BEGIN

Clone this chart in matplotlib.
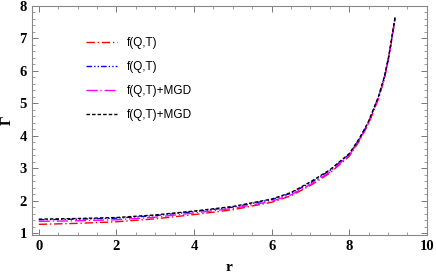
import numpy as np
import matplotlib
matplotlib.use("Agg")
import matplotlib.pyplot as plt
from matplotlib.ticker import MultipleLocator

# values
r = [0, 1, 2, 3, 4, 5, 6, 6.5, 7, 7.5, 8, 8.25, 8.4, 8.5, 8.6, 8.75, 8.9, 9, 9.05, 9.1, 9.18]
gamma_red = [1.27, 1.30, 1.35, 1.44, 1.57, 1.72, 1.95, 2.15, 2.47, 2.85, 3.37, 3.82, 4.15, 4.38, 4.68, 5.13, 5.73, 6.28, 6.62, 7.0, 7.6]
gamma_blue = [1.41, 1.43, 1.46, 1.54, 1.66, 1.80, 2.03, 2.23, 2.55, 2.93, 3.43, 3.88, 4.2, 4.43, 4.73, 5.18, 5.78, 6.33, 6.66, 7.03, 7.63]
gamma_mag = [1.36, 1.38, 1.41, 1.49, 1.62, 1.76, 1.98, 2.18, 2.50, 2.88, 3.40, 3.85, 4.17, 4.40, 4.7, 5.15, 5.75, 6.3, 6.64, 7.01, 7.62]
gamma_black = [1.43, 1.45, 1.48, 1.56, 1.68, 1.82, 2.05, 2.25, 2.58, 2.95, 3.45, 3.90, 4.22, 4.45, 4.75, 5.20, 5.8, 6.35, 6.68, 7.05, 7.65]
labels = ["f(Q,T)", "f(Q,T)", "f(Q,T)+MGD", "f(Q,T)+MGD"]

fig = plt.figure(figsize=(4.36, 2.73), dpi=100)
ax = fig.add_axes([0.073, 0.139, 0.906, 0.839])

ax.plot(r, gamma_red, color="red", lw=1.0, ls=(0, (6, 2, 1, 2)), label=labels[0])
ax.plot(r, gamma_blue, color="blue", lw=1.0, ls=(0, (4, 1.5, 1, 1.5, 1, 1.5)), label=labels[1])
ax.plot(r, gamma_mag, color="magenta", lw=1.0, ls=(0, (8, 2, 1, 2)), label=labels[2])
ax.plot(r, gamma_black, color="black", lw=1.0, ls=(0, (2.5, 1.5)), label=labels[3])

ax.set_xlim(-0.18, 10.0)
ax.set_ylim(0.94, 8.0)
ax.xaxis.set_major_locator(MultipleLocator(2))
ax.xaxis.set_minor_locator(MultipleLocator(0.5))
ax.yaxis.set_major_locator(MultipleLocator(1))
ax.yaxis.set_minor_locator(MultipleLocator(0.2))
ax.tick_params(which="both", direction="in", top=True, right=True, color="#777777")
ax.tick_params(which="major", length=4, width=0.7)
ax.tick_params(which="minor", length=2, width=0.5)
for s in ax.spines.values():
    s.set_color("#888888")
    s.set_linewidth(0.8)
for lab in ax.get_xticklabels() + ax.get_yticklabels():
    lab.set_fontfamily("Liberation Serif")
    lab.set_fontweight("bold")
    lab.set_fontsize(10.5)

ax.set_xlabel("r", fontfamily="Liberation Serif", fontweight="bold", fontsize=11, labelpad=6)
ax.set_ylabel("Γ", fontfamily="Liberation Serif", fontweight="bold", fontsize=11, labelpad=4)

ax.legend(loc="upper left", bbox_to_anchor=(0.11, 0.91), frameon=False,
          prop={"family": "Liberation Sans", "size": 8.5}, handlelength=2.6,
          labelspacing=1.0, handletextpad=0.9)

fig.savefig("out.png", dpi=100)
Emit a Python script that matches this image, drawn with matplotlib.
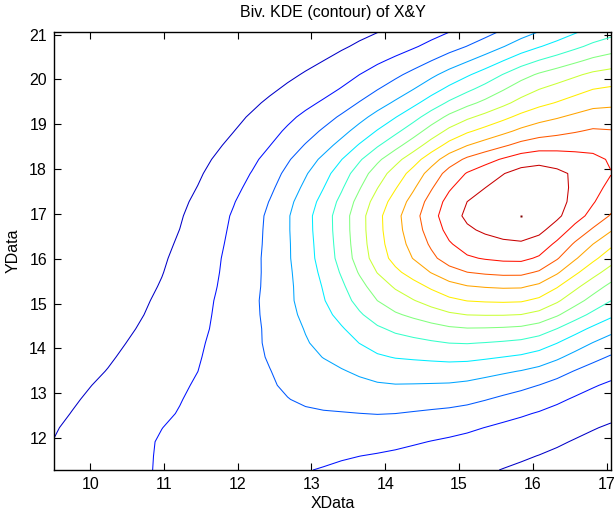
import numpy as np
import matplotlib.pyplot as plt
from matplotlib.colors import LinearSegmentedColormap

plt.rcParams['font.family'] = ['Liberation Sans', 'DejaVu Sans']

# observation weights binned on a unit lattice (rows follow y_nodes, columns follow x_nodes)
x_nodes = [9, 10, 11, 12, 13, 14, 15, 16, 17, 18]
y_nodes = [10, 11, 12, 13, 14, 15, 16, 17, 18, 19, 20, 21, 22]
counts = [
    [0.75, 1.20, 1.70, 1.60, 1.00, 0.60, 0.45, 0.28, 0.10, 0.05],
    [0.80, 1.45, 2.20, 2.30, 1.85, 1.25, 1.05, 0.60, 0.30, 0.15],
    [0.70, 1.35, 2.15, 2.50, 2.50, 2.30, 1.75, 1.25, 0.70, 0.40],
    [0.45, 1.00, 1.75, 2.60, 3.27, 3.70, 3.55, 2.55, 1.45, 1.00],
    [0.25, 0.70, 1.35, 2.50, 3.95, 5.35, 5.60, 5.30, 3.00, 2.00],
    [0.15, 0.45, 1.05, 2.40, 4.40, 7.20, 8.80, 9.15, 5.80, 3.70],
    [0.08, 0.30, 0.80, 2.25, 4.40, 9.25, 12.1, 12.8, 8.10, 5.80],
    [0.04, 0.18, 0.55, 2.05, 4.80, 9.30, 13.6, 14.85, 11.3, 7.80],
    [0.02, 0.10, 0.30, 1.45, 3.85, 7.80, 12.1, 14.0, 12.75, 9.10],
    [0.01, 0.05, 0.15, 0.78, 2.45, 4.60, 8.20, 9.60, 11.3, 9.40],
    [0.00, 0.025, 0.07, 0.40, 1.00, 2.60, 4.75, 7.60, 8.90, 8.50],
    [0.00, 0.01, 0.03, 0.18, 0.38, 0.88, 1.90, 3.70, 5.80, 6.70],
    [0.00, 0.00, 0.01, 0.06, 0.13, 0.35, 0.80, 1.75, 3.25, 4.50],
]
bandwidth = 0.55
x_range = (9.51, 17.06)
y_range = (11.29, 21.05)
n_levels = 13

# MATLAB style jet
jet_ml = LinearSegmentedColormap('jet_ml', {
    'red':   [(0, 0, 0), (3 / 8, 0, 0), (5 / 8, 1, 1), (7 / 8, 1, 1), (1, 0.5, 0.5)],
    'green': [(0, 0, 0), (1 / 8, 0, 0), (3 / 8, 1, 1), (5 / 8, 1, 1), (7 / 8, 0, 0), (1, 0, 0)],
    'blue':  [(0, 0.5, 0.5), (1 / 8, 1, 1), (3 / 8, 1, 1), (5 / 8, 0, 0), (1, 0, 0)],
})


def kde_grid(n=32):
    gx = np.linspace(x_range[0], x_range[1], n)
    gy = np.linspace(y_range[0], y_range[1], n)
    X, Y = np.meshgrid(gx, gy)
    Z = np.zeros_like(X)
    for j, yc in enumerate(y_nodes):
        for i, xc in enumerate(x_nodes):
            w = counts[j][i]
            Z += w * np.exp(-((X - xc) ** 2 + (Y - yc) ** 2) / (2 * bandwidth ** 2))
    return X, Y, Z


X, Y, Z = kde_grid()
zmin, zmax = Z.min(), Z.max()
levels = np.linspace(zmin, zmax, n_levels + 2)[1:-1]

fig = plt.figure(figsize=(6.14, 5.17), dpi=100)
ax = fig.add_axes([0.088, 0.0909, 0.907, 0.8466])
ax.contour(X, Y, Z, levels=levels, cmap=jet_ml, vmin=zmin, vmax=zmax, linewidths=0.75)

# the top level collapses to the single peak node
k = np.unravel_index(np.argmax(Z), Z.shape)
ax.plot(X[k], Y[k], 's', ms=1.5, color=jet_ml(1.0), mec='none')

ax.set_xlim(*x_range)
ax.set_ylim(*y_range)
ax.set_xticks([10, 11, 12, 13, 14, 15, 16, 17])
ax.set_yticks([12, 13, 14, 15, 16, 17, 18, 19, 20, 21])
ax.tick_params(direction='in', top=True, right=True, length=5, labelsize=11.5, pad=5)
for s in ax.spines.values():
    s.set_linewidth(1.0)
ax.set_title('Biv. KDE (contour) of X&Y', fontsize=11.5, pad=11)
ax.set_xlabel('XData', fontsize=11.5, labelpad=3)
ax.set_ylabel('YData', fontsize=11.5, labelpad=6)

fig.savefig('out.png', dpi=100)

END

#### Given task:
Exactly as they appear, print the lines of the listing above from its first line through the line that contains "from matplotlib.ticker import MultipleLocator", minus the pictures.

#### The answer:
Clone this chart in matplotlib.
import numpy as np
import matplotlib
matplotlib.use("Agg")
import matplotlib.pyplot as plt
from matplotlib.ticker import MultipleLocator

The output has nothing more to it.